The last generation has seen an explosion of scholarship on late antiquity, accompanied by a debate about methodology which shows no sign of abating. The notion of a ‘benign’ late antiquity, with an emphasis on cultural continuity, has come under fire from several quarters, for its perceived lack of economic or administrative content, and for an over-optimistic approach which conceals the actual violence of the period. New approaches to barbarians and identity have also transformed scholarship on the west, and are in turn stimulating a return to older ideas in some quarters. Archaeology is central to these developments, and new discoveries and new research are changing the picture all the time.

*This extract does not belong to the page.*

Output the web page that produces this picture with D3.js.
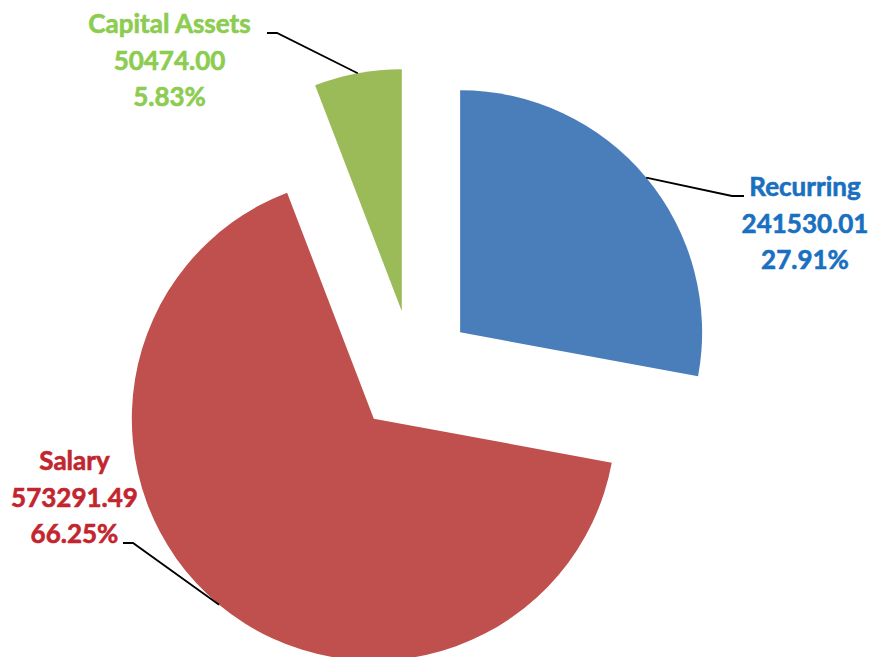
<!DOCTYPE html>
<html>
<head>
<meta charset="utf-8">
<script src="https://cdn.jsdelivr.net/npm/d3@7"></script>
<style>
  html, body { margin: 0; padding: 0; background: #ffffff; }
  svg { display: block; }
</style>
</head>
<body>
<svg id="chart"></svg>
<script>
// data
const categories = ["Recurring", "Salary", "Capital Assets"];
const values = [241530.01, 573291.49, 50474.00];

// look
const sliceColors = ["#4A7EBB", "#C0504D", "#9BBB59"];
const textColors = ["#1A70C0", "#C3252F", "#8CCC50"];

// where each label sits (first baseline) and its leader line
const labelLayout = [
    { x: 805, y: 196, kneeX: 732, endX: 744 },
    { x: 74.5, y: 470, lineY: 543, kneeX: 133, endX: 123 },
    { x: 169.5, y: 33, kneeX: 277, endX: 267 }
];

class PieChart {

    constructor( config, data ) {
        this.config = {
            parent: config.parent,
            width: config.width || 256,
            height: config.height || 256,
            cx: config.cx,
            cy: config.cy,
            radius: config.radius || 100,
            explode: config.explode || 0
        }
        this.data = data;
        this.init();
    }

    init() {
        let self = this;

        self.svg = d3.select( self.config.parent )
            .attr('width', self.config.width)
            .attr('height', self.config.height);

        self.chart = self.svg.append('g')
            .attr('transform', `translate(${self.config.cx}, ${self.config.cy})`);
    }

    render() {
        let self = this;
        const total = d3.sum(self.data, d => d.value);
        const fmtVal = d3.format('.2f');
        const fmtPct = d3.format('.2%');

        const pie = d3.pie()
            .sort(null)
            .value( d => d.value );

        const arc = d3.arc()
            .innerRadius(0)
            .outerRadius(self.config.radius);

        const arcs = pie(self.data);
        const mid = d => (d.startAngle + d.endAngle) / 2;
        const shift = d => [self.config.explode * Math.sin(mid(d)), -self.config.explode * Math.cos(mid(d))];

        self.chart.selectAll('path.slice')
            .data(arcs)
            .join('path')
            .attr('class', 'slice')
            .attr('transform', d => `translate(${shift(d)[0]}, ${shift(d)[1]})`)
            .attr('d', arc)
            .attr('fill', d => sliceColors[d.index]);

        // leader lines, in page coordinates
        const line = d3.line();
        self.svg.selectAll('path.leader')
            .data(arcs)
            .join('path')
            .attr('class', 'leader')
            .attr('fill', 'none')
            .attr('stroke', '#000')
            .attr('stroke-width', 1.8)
            .attr('d', d => {
                const s = shift(d);
                const r = self.config.radius;
                const p0 = [self.config.cx + s[0] + r * Math.sin(mid(d)),
                            self.config.cy + s[1] - r * Math.cos(mid(d))];
                const L = labelLayout[d.index];
                const ly = L.lineY !== undefined ? L.lineY : L.y;
                return line([p0, [L.kneeX, ly], [L.endX, ly]]);
            });

        const labels = self.svg.selectAll('text.label')
            .data(arcs)
            .join('text')
            .attr('class', 'label')
            .attr('text-anchor', 'middle')
            .attr('fill', d => textColors[d.index])
            .attr('stroke', d => textColors[d.index])
            .attr('stroke-width', 0.6)
            .style('font-family', 'Lato, "Open Sans", sans-serif')
            .style('font-weight', 'bold')
            .style('font-size', '26px');

        labels.selectAll('tspan')
            .data(d => [d.data.name, fmtVal(d.data.value), fmtPct(d.data.value / total)]
                .map((t, i) => ({ t, i, L: labelLayout[d.index] })))
            .join('tspan')
            .attr('x', d => d.L.x)
            .attr('y', d => d.L.y + d.i * 36.6)
            .text(d => d.t);
    }
}

const data = categories.map((c, i) => ({ name: c, value: values[i] }));

const chart = new PieChart({
    parent: '#chart',
    width: 873,
    height: 657,
    cx: 413,
    cy: 371.5,
    radius: 242,
    explode: 61.3
}, data);
chart.render();
</script>
</body>
</html>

The debate about late antiquity is sometimes cast in terms of a tension between material culture, warfare and economic history on the one hand and cultural history on the other, but this opposition should be resisted: in a full history of the period all these approaches need to be included. Not only has the rich surviving textual and literary material proved an immensely fruitful field of study, but there has also been a new attention to theological and documentary texts such as the acts of the church councils, with the realization that such material is central to the general history of the period. Contemporaries engaged in fierce arguments and expressed themselves in strong language, which modern historians are learning belatedly to see for what it was. Now too, they are discovering the actual areas of common ground between polytheists and Christians, between different Christian groups, between Christians and Jews and Christians and Muslims. The parameters have well and truly changed.